**What the task requires**
Quote, line for line, the entries from the first through the one containing "const Y_MAX = 85;". Pictures are left out.

— START Input material —

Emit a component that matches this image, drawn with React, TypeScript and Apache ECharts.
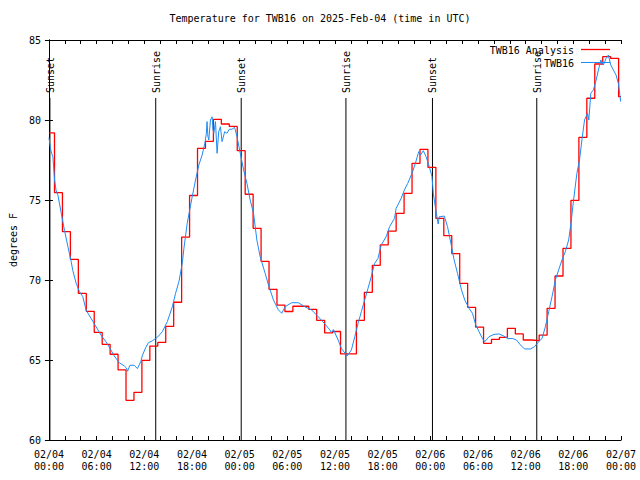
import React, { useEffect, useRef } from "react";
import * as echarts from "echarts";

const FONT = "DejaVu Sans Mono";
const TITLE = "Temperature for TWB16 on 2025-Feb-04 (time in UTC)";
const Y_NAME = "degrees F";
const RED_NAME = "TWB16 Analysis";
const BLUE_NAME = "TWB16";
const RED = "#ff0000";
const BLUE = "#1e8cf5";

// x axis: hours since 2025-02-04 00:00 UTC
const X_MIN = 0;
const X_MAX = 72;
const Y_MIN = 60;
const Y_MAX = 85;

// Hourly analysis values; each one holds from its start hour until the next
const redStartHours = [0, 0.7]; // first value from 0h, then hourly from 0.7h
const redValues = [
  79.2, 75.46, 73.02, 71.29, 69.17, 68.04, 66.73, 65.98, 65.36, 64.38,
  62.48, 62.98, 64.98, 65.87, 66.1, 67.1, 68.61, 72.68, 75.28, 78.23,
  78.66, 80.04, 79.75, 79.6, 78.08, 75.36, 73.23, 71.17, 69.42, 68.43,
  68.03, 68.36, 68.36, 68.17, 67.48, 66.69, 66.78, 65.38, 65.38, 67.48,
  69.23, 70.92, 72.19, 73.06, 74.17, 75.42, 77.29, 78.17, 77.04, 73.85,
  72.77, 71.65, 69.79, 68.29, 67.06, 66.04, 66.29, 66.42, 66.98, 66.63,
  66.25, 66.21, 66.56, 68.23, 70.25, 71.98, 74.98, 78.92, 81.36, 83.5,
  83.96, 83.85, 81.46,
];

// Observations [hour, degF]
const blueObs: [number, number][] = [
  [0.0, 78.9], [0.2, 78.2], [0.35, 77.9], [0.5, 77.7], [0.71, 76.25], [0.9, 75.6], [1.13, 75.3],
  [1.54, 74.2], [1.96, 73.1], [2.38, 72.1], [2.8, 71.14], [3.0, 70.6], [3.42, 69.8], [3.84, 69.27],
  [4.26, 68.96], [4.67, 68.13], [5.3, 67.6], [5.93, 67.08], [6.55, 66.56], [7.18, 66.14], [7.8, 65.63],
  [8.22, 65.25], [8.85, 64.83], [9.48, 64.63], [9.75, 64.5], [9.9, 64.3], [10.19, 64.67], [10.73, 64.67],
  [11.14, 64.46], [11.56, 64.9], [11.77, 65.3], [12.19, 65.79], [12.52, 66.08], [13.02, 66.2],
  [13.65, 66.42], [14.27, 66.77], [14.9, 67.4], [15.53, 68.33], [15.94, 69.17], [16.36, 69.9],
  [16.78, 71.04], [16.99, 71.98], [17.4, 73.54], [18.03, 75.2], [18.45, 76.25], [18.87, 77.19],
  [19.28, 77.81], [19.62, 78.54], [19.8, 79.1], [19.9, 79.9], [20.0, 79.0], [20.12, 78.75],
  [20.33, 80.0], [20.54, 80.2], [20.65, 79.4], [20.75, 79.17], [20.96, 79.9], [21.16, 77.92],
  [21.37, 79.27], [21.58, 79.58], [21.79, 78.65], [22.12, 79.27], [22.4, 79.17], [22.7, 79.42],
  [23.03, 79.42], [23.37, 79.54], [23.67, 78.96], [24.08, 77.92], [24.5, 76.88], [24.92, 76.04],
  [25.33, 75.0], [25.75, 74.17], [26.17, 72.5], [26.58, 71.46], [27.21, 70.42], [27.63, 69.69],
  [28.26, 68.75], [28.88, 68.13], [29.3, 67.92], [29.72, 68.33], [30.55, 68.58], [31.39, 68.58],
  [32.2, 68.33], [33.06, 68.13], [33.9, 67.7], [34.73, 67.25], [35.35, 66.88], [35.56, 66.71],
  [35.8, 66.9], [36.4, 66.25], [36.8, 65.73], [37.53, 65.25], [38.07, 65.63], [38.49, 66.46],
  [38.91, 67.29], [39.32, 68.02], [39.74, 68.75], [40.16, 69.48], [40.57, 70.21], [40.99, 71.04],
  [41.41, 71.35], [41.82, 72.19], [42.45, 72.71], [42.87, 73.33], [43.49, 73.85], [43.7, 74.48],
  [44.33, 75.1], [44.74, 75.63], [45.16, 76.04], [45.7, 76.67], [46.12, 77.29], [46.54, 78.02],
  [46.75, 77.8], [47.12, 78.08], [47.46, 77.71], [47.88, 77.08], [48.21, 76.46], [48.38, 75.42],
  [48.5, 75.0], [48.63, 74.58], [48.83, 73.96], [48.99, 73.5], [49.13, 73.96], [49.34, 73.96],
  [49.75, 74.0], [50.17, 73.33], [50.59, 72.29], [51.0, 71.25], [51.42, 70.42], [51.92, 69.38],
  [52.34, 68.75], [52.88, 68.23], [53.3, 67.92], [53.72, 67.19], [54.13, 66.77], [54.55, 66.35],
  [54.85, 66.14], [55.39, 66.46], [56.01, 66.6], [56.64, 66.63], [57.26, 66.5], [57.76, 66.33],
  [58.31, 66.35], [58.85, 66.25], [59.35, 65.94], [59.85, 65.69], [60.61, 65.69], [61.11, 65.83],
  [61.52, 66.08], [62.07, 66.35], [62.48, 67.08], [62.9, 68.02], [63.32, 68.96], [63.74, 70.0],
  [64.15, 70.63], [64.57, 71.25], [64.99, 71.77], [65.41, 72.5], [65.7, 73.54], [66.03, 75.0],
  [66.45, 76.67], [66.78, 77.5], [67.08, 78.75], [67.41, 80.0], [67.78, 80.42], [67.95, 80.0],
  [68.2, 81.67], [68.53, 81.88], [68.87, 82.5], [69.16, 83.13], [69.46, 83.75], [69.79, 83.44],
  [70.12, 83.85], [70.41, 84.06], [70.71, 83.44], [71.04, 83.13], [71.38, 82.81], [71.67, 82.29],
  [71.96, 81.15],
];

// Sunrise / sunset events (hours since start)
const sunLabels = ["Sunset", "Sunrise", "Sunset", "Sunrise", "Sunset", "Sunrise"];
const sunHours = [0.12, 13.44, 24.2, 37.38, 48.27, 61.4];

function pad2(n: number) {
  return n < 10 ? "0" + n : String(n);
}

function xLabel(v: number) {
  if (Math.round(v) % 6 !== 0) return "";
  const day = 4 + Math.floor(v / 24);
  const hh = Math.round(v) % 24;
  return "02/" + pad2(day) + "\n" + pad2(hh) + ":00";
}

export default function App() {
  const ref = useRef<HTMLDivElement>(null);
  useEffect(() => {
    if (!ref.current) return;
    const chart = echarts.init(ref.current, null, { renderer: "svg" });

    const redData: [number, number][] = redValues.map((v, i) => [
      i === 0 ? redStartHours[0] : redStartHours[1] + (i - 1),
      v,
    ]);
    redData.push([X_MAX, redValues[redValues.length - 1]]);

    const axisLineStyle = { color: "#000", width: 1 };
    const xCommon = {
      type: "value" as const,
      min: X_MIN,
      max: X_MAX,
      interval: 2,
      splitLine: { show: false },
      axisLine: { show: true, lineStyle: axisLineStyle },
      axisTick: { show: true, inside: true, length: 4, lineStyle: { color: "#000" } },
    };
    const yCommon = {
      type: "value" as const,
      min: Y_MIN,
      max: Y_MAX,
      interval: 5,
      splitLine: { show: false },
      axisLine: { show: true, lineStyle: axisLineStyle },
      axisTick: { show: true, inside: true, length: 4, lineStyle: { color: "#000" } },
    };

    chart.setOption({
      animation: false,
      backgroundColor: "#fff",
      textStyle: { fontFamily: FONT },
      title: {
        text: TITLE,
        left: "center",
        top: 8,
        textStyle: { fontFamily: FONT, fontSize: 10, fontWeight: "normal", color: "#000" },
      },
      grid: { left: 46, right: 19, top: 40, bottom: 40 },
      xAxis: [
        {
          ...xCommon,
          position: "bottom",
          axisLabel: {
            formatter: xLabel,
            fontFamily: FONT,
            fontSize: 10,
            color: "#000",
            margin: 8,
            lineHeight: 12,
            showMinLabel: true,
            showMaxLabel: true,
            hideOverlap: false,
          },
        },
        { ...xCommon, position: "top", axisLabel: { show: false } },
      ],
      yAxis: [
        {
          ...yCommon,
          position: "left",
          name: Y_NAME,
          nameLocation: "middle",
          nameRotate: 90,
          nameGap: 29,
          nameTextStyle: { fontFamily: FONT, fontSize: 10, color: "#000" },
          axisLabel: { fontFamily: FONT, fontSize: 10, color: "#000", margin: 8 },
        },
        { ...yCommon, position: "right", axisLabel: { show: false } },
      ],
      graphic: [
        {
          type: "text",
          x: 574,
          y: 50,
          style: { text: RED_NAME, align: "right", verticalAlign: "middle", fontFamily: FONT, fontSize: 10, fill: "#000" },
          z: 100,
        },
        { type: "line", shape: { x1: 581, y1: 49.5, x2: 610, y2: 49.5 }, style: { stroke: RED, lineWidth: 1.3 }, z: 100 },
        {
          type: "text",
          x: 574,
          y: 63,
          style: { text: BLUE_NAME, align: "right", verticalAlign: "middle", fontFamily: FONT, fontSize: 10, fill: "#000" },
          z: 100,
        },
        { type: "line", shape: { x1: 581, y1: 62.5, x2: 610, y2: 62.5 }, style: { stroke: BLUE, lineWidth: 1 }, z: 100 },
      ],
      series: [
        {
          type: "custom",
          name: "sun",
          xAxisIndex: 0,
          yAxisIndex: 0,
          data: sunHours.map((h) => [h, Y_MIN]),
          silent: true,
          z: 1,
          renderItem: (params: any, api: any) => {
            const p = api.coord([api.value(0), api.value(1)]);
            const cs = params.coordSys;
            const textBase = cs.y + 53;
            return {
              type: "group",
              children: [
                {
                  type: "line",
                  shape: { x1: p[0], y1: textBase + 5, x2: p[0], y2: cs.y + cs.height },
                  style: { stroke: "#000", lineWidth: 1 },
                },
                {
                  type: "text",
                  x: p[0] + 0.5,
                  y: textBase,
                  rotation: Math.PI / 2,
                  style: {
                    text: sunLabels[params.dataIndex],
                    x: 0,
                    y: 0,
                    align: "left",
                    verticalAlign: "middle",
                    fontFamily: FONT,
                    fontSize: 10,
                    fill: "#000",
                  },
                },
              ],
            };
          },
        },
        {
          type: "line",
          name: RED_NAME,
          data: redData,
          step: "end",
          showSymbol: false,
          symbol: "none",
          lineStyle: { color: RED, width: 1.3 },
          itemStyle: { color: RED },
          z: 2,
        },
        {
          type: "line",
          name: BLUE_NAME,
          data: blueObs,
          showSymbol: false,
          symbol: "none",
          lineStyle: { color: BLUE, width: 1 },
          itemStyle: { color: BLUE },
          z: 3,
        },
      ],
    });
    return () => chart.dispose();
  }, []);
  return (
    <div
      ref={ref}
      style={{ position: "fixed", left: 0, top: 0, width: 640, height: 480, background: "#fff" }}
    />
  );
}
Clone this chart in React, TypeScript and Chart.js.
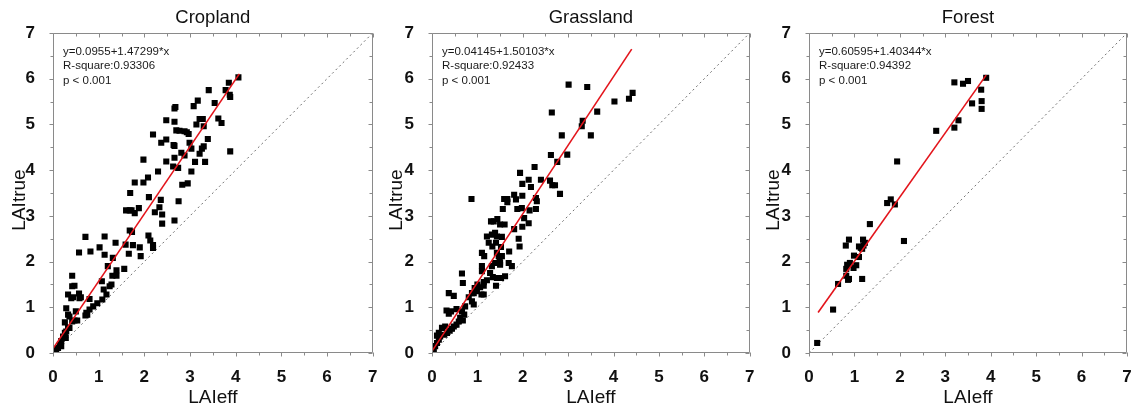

— END Input material —

**Solution to this exercise**
Emit a component that matches this image, drawn with React, TypeScript and Apache ECharts.
import React, { useEffect, useRef } from "react";
import * as echarts from "echarts";

const FONT = "DejaVu Sans Mono";
const TITLE = "Temperature for TWB16 on 2025-Feb-04 (time in UTC)";
const Y_NAME = "degrees F";
const RED_NAME = "TWB16 Analysis";
const BLUE_NAME = "TWB16";
const RED = "#ff0000";
const BLUE = "#1e8cf5";

// x axis: hours since 2025-02-04 00:00 UTC
const X_MIN = 0;
const X_MAX = 72;
const Y_MIN = 60;
const Y_MAX = 85;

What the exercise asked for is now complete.